[Start of RECORDED DATA]
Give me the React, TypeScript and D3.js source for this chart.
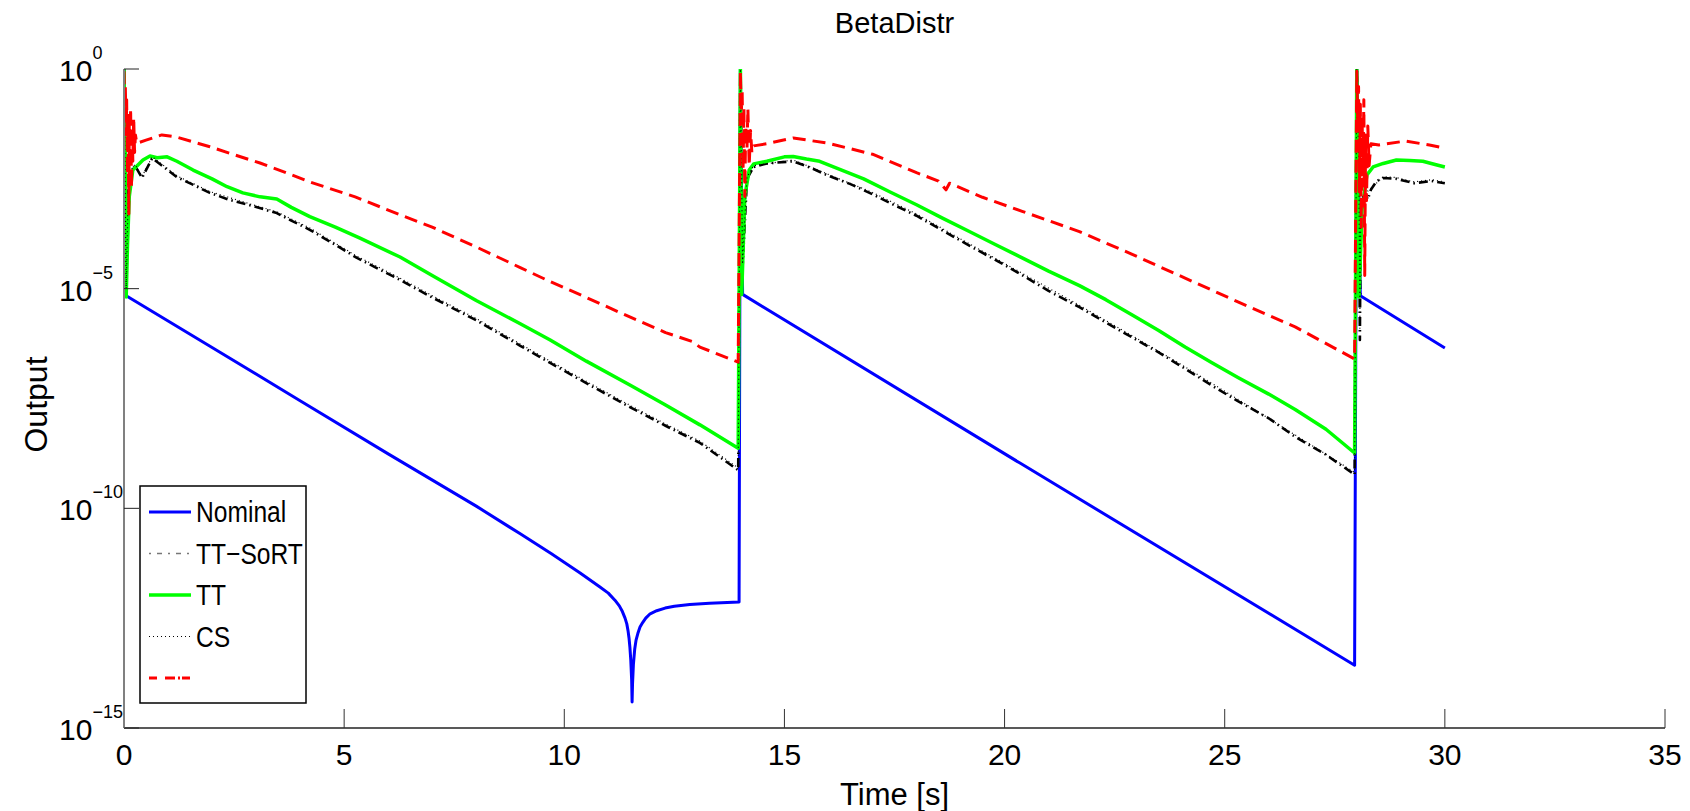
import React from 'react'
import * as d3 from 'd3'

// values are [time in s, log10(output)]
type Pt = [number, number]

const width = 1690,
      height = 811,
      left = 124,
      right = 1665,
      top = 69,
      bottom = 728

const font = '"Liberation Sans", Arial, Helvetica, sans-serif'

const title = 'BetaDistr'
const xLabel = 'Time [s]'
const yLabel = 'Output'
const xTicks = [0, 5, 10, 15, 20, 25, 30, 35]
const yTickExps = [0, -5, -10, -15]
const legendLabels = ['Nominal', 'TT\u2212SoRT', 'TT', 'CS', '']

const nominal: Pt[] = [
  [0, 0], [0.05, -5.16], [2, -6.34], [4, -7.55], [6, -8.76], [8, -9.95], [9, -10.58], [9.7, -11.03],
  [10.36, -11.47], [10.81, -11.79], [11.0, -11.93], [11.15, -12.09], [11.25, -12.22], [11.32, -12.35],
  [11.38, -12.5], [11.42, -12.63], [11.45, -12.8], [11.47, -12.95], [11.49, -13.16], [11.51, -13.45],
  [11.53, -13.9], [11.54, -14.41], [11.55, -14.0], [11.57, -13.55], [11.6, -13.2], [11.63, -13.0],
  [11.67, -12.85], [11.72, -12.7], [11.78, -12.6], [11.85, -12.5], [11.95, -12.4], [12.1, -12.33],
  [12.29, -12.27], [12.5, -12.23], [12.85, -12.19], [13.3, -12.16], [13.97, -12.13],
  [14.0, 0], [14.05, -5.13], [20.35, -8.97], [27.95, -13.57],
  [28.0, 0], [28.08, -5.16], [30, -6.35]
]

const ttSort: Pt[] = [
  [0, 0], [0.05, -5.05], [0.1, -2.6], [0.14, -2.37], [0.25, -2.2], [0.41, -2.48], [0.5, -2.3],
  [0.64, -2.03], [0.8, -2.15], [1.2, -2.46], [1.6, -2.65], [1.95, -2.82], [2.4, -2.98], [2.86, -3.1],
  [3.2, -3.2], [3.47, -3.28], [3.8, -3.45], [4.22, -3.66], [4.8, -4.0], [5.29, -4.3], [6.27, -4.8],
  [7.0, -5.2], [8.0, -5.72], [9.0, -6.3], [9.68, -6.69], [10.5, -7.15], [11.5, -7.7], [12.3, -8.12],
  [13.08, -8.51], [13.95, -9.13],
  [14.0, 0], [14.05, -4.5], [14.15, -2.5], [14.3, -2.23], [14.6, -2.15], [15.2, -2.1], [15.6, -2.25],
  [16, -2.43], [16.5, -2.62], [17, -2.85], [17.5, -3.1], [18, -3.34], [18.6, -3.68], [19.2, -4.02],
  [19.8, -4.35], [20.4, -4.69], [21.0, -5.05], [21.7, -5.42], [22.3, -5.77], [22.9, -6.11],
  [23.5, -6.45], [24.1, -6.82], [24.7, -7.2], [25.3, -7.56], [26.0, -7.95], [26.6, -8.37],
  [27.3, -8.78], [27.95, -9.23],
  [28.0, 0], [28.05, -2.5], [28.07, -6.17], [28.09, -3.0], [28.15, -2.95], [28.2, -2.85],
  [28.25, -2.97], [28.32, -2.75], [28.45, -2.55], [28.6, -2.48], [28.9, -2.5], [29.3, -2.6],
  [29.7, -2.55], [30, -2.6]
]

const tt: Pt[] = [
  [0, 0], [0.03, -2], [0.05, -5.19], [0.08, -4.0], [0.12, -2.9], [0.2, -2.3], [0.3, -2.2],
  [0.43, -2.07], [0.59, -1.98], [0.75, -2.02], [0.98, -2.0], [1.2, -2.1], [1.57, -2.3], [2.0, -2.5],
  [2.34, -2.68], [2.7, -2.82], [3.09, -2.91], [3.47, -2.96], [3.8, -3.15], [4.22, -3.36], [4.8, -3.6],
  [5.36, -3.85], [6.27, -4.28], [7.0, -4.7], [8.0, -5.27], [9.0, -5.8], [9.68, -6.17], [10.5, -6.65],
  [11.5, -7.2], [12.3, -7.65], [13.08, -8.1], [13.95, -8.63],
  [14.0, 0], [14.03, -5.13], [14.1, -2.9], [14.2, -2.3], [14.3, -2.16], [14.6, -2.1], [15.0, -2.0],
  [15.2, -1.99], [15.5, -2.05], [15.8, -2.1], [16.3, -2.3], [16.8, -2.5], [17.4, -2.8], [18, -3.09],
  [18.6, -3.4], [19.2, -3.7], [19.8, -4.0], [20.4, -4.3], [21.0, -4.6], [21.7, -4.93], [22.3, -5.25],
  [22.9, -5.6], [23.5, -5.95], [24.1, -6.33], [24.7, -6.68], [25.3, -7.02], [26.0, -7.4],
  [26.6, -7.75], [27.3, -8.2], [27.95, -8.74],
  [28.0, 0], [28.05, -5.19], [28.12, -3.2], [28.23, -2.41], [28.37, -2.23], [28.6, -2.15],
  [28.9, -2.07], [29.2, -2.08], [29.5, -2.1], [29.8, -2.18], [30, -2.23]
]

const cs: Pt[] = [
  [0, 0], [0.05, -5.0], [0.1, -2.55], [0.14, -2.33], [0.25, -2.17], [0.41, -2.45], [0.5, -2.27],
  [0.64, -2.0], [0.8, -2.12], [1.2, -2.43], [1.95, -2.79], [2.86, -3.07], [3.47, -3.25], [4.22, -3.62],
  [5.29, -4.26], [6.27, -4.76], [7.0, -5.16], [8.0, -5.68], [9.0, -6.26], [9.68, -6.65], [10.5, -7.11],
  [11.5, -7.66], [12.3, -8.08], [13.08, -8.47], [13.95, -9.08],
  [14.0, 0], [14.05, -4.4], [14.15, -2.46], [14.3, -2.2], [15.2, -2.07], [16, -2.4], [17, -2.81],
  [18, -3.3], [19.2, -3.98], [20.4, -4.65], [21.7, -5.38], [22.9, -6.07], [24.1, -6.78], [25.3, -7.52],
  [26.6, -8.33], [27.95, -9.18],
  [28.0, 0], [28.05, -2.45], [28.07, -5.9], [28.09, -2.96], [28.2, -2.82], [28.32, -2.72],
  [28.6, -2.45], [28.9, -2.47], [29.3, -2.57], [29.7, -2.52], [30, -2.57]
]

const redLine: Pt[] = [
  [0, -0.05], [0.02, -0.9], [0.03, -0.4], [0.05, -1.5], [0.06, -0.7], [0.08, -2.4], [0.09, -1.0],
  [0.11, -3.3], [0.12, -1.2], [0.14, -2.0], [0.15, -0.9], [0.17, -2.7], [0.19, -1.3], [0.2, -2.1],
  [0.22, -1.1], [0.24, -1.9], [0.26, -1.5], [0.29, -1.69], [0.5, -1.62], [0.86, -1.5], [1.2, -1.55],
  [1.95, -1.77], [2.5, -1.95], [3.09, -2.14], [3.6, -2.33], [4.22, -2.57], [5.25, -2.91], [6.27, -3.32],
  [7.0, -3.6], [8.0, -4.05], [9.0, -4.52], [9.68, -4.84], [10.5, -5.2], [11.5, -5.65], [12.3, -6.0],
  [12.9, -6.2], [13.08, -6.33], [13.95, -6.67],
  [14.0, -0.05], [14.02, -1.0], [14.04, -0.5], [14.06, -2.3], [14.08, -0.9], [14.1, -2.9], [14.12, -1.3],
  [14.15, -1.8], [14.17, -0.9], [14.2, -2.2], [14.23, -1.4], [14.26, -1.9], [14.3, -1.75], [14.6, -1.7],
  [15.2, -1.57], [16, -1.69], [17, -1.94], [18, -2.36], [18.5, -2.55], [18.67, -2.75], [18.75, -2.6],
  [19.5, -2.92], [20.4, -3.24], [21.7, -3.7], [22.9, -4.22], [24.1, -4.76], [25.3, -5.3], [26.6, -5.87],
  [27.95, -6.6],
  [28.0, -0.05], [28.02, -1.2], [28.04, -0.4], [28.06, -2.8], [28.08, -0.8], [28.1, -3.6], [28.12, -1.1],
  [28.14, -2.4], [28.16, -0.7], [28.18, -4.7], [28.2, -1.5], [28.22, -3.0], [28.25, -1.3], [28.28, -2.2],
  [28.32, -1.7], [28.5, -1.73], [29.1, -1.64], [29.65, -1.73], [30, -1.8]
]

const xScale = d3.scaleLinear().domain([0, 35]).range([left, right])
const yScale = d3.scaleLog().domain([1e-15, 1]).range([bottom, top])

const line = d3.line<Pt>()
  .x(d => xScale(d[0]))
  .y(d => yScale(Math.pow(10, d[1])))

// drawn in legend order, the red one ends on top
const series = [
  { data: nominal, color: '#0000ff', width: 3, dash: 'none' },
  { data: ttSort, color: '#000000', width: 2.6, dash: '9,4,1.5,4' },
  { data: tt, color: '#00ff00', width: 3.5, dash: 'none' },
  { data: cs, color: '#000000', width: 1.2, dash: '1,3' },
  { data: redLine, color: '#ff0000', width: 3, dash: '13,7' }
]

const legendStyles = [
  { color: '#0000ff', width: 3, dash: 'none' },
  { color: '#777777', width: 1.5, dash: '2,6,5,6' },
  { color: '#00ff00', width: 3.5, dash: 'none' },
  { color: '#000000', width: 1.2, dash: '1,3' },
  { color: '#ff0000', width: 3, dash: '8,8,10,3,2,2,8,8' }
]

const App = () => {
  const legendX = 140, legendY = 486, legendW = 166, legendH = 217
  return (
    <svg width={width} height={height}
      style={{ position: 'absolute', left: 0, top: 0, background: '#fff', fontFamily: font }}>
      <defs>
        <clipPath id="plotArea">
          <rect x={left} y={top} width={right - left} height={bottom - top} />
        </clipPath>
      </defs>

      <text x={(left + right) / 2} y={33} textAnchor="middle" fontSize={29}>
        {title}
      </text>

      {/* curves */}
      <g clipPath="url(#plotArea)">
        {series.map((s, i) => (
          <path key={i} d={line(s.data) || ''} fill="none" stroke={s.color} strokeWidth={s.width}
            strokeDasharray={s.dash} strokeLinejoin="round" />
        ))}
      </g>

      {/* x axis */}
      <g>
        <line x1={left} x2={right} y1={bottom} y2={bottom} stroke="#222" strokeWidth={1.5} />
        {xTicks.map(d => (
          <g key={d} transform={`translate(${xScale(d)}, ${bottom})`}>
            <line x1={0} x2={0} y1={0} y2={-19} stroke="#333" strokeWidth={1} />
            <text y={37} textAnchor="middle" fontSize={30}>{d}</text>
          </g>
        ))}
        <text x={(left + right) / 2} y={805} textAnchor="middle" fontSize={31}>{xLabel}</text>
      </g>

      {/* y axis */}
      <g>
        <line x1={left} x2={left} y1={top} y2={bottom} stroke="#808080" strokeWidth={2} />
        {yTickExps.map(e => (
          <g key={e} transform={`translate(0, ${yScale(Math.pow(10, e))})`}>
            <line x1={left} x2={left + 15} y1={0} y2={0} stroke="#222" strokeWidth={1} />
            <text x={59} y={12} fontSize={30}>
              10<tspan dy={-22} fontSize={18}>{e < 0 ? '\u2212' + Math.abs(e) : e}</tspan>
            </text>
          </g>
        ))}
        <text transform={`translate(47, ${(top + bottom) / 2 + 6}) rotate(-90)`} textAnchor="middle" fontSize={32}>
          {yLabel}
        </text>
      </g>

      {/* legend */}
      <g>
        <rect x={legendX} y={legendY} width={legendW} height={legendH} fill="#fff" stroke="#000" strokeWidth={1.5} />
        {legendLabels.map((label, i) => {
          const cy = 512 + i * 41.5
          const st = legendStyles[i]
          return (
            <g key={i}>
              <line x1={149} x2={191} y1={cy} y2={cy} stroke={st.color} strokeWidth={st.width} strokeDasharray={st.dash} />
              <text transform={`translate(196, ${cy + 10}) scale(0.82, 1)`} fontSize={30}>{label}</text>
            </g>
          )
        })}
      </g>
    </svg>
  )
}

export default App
[End of RECORDED DATA]
EXERCISE: Skip the pictures, please, and transcribe only the lines from the beginning of the material through the one that contains "type Pt = [number, number]".

RESULT OF THE TASK:
Give me the React, TypeScript and D3.js source for this chart.
import React from 'react'
import * as d3 from 'd3'

// values are [time in s, log10(output)]
type Pt = [number, number]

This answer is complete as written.